Dude! I love those commercials. Probably because I know precisely how they feel :eek:
Currently, my most hated ads are the Jaguar spots with the “I’m in love with my car” song. It was fine the first 37 times, but Christ it seems they air it every single break. And the Glad (or whatever brand) whiney girl. I want to rip out her tongue every time I hear her. Not too long ago, there was a advert for Prevacid which featured a dancing stomach/ esophagus complete with a parody of “Heartbreak Hotel.” That commercial repulsed me enough to mention it to my doctor when I saw that he had one of their posters plastered up in the examination room.
I don’t have an actual cite, but years ago one of our local disc jockeys had the hots for the Watson’s girl & managed to get some background info. Apparently, the guy in the spots is her step father/ exec of the company.
And then there’s that one (I’m not sure if it’s for A-1) where the couple is eating the stake together and when the wife closes her eyes expecting her husband to kiss her, he notices some stray steak sauce on her cheeck and wipes it off with the piece of steak on the end of his fork and eats it. Eeeeeuugghh, that squicks me out to no end.

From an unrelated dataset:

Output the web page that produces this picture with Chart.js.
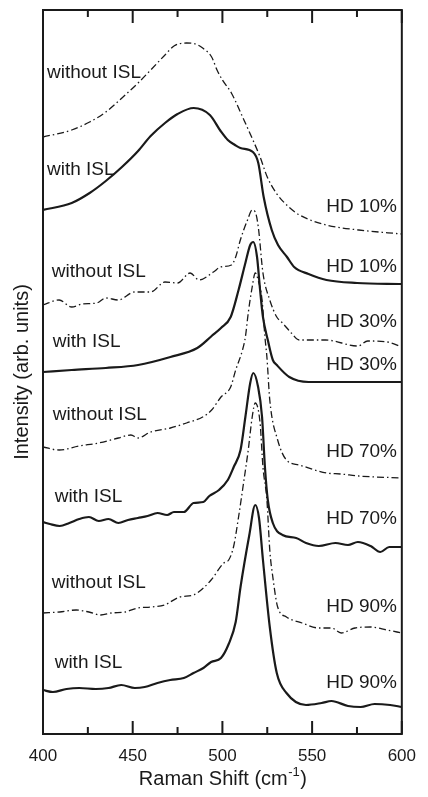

I also agree with the supposedly cute kid sloshing milk everywhere. It makes me ill, and I find myself wishing the kid would just fall down the stairs and break his neck. Related to this is the old commercial with the kid eating barbecue chicken and using ten thousand napkins to wipe his mouth off. Ew, ew, ew.
I’m also mildly annoyed by the commercials IBM plays on CNN and the like (you know, “hurf hurf hurf, electronic toll booth” “bam bam bam, pay your bills through the air!” “that means something!” “live like a big guy, play like a little guy!”) but I can’t put my finger on why.
My least favorite ads are the “Boner Bob” ads for Enzyte. I would like to rip his newly Enzyted pecker out by the roots and use it to knock the teeth out of that vacuous grin of his.